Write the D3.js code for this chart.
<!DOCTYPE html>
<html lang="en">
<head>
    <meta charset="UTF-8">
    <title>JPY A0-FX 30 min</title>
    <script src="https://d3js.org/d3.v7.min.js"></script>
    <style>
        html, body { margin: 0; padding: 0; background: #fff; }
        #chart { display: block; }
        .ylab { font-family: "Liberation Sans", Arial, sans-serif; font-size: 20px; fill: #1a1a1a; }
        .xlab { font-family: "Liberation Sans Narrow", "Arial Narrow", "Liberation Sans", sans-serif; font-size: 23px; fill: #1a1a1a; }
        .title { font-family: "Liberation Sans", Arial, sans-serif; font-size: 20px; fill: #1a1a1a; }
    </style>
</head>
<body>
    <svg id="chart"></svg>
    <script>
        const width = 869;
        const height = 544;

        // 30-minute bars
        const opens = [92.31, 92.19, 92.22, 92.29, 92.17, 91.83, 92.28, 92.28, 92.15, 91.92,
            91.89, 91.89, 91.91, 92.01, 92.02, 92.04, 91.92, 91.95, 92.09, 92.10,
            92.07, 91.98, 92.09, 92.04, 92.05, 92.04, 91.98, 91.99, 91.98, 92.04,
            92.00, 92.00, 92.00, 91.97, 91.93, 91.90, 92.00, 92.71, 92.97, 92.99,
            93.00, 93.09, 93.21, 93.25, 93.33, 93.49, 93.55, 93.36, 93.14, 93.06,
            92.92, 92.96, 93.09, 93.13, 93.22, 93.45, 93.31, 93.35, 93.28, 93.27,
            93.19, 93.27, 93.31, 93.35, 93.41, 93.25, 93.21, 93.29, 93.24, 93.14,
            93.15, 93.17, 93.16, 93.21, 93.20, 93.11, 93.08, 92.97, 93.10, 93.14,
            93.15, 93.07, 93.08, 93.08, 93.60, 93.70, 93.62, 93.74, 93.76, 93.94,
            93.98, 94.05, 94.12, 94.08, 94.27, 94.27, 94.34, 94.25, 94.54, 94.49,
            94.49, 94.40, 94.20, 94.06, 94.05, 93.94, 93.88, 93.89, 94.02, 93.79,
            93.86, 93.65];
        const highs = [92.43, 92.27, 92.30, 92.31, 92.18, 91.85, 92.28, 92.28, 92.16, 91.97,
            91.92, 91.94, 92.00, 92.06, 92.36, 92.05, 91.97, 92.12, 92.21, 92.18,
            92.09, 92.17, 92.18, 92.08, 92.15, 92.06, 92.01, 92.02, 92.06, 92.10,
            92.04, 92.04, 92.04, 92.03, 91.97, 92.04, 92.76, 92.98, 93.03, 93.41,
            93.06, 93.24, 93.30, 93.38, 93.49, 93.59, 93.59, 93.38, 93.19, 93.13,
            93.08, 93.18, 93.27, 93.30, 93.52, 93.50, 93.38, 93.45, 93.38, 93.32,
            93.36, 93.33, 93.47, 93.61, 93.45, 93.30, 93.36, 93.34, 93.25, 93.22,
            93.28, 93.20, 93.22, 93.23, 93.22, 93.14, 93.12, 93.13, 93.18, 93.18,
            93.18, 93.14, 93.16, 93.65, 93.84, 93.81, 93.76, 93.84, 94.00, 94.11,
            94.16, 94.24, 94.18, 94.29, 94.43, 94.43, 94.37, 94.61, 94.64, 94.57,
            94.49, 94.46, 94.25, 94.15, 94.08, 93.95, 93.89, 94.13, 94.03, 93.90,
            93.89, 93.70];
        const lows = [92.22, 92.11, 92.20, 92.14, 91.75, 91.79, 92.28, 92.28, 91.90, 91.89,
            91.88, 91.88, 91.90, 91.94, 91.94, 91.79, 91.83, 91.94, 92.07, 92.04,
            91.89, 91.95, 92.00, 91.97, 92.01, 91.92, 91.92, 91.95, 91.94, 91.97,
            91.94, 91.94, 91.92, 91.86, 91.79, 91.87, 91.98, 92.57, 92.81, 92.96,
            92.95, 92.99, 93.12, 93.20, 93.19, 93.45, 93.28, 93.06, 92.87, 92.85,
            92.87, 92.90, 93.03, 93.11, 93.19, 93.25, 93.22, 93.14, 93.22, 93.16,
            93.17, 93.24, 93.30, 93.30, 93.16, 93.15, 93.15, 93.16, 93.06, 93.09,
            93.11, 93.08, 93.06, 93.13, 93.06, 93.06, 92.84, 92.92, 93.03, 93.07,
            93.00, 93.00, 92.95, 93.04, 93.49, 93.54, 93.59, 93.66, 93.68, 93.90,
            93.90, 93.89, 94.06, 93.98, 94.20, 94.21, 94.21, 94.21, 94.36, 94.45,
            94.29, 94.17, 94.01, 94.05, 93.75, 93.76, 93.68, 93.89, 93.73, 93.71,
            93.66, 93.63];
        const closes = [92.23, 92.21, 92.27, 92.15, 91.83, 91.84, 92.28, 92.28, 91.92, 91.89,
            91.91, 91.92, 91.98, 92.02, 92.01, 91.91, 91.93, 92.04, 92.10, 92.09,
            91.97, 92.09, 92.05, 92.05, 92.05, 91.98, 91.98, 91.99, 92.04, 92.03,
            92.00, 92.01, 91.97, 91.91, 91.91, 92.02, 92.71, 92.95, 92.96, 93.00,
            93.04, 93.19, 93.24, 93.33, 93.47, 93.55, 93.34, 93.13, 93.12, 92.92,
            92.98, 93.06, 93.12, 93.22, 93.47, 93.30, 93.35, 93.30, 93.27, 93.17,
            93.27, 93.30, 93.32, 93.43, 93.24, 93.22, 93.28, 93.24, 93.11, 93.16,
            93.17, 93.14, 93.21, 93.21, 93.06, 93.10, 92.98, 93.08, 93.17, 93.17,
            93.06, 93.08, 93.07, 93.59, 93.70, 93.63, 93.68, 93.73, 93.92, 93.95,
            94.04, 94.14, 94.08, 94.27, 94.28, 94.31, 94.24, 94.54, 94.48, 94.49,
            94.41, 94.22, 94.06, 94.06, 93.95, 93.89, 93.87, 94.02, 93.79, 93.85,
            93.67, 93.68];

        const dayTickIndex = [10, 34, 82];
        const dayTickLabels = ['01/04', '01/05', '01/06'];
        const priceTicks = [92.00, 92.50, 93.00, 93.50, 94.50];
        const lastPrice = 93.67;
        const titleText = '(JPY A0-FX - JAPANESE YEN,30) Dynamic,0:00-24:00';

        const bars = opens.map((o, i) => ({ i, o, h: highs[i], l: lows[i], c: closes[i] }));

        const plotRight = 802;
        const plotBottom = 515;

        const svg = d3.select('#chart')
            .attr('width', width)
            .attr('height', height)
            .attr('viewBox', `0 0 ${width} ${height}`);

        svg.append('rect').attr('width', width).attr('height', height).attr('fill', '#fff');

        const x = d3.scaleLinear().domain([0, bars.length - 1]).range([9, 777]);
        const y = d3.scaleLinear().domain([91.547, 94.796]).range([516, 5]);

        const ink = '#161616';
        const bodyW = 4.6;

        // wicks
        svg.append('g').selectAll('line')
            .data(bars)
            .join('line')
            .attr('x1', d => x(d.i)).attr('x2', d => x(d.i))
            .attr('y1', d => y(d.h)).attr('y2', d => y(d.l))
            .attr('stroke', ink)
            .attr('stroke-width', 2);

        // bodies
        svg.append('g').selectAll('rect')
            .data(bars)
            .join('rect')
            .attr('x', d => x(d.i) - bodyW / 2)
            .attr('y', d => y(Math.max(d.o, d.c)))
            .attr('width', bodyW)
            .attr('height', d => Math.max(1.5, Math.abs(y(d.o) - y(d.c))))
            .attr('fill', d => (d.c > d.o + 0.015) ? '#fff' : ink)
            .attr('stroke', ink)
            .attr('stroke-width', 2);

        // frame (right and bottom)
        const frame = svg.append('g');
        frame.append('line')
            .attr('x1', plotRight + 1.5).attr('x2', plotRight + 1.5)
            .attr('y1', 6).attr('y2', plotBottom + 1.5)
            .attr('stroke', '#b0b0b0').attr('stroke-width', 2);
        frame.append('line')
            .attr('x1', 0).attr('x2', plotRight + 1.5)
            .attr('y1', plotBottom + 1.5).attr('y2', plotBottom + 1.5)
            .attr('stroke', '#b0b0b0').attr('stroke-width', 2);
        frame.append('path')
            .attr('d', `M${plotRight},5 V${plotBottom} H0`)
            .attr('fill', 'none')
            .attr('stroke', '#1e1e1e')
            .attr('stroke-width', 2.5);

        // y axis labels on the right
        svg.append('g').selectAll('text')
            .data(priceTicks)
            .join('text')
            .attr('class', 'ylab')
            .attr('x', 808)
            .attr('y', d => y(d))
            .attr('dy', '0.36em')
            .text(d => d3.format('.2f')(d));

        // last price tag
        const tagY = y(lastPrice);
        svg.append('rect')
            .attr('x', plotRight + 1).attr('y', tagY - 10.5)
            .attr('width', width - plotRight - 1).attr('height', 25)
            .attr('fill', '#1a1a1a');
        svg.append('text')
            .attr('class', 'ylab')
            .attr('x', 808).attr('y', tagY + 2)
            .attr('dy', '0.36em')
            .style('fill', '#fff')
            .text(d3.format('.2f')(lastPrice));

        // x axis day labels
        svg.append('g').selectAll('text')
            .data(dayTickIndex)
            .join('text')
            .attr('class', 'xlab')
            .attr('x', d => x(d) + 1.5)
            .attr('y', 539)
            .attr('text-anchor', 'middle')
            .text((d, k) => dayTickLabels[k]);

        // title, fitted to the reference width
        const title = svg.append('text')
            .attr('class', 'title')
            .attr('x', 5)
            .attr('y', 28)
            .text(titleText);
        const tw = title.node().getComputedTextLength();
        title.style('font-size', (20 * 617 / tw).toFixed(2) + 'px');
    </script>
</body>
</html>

STATED GOAL: Looking at the material above, please copy exactly every line from its first line through the line containing "const height = 544;", with both ends included and nothing else.

COMPLETE OUTPUT:
Write the D3.js code for this chart.
<!DOCTYPE html>
<html lang="en">
<head>
    <meta charset="UTF-8">
    <title>JPY A0-FX 30 min</title>
    <script src="https://d3js.org/d3.v7.min.js"></script>
    <style>
        html, body { margin: 0; padding: 0; background: #fff; }
        #chart { display: block; }
        .ylab { font-family: "Liberation Sans", Arial, sans-serif; font-size: 20px; fill: #1a1a1a; }
        .xlab { font-family: "Liberation Sans Narrow", "Arial Narrow", "Liberation Sans", sans-serif; font-size: 23px; fill: #1a1a1a; }
        .title { font-family: "Liberation Sans", Arial, sans-serif; font-size: 20px; fill: #1a1a1a; }
    </style>
</head>
<body>
    <svg id="chart"></svg>
    <script>
        const width = 869;
        const height = 544;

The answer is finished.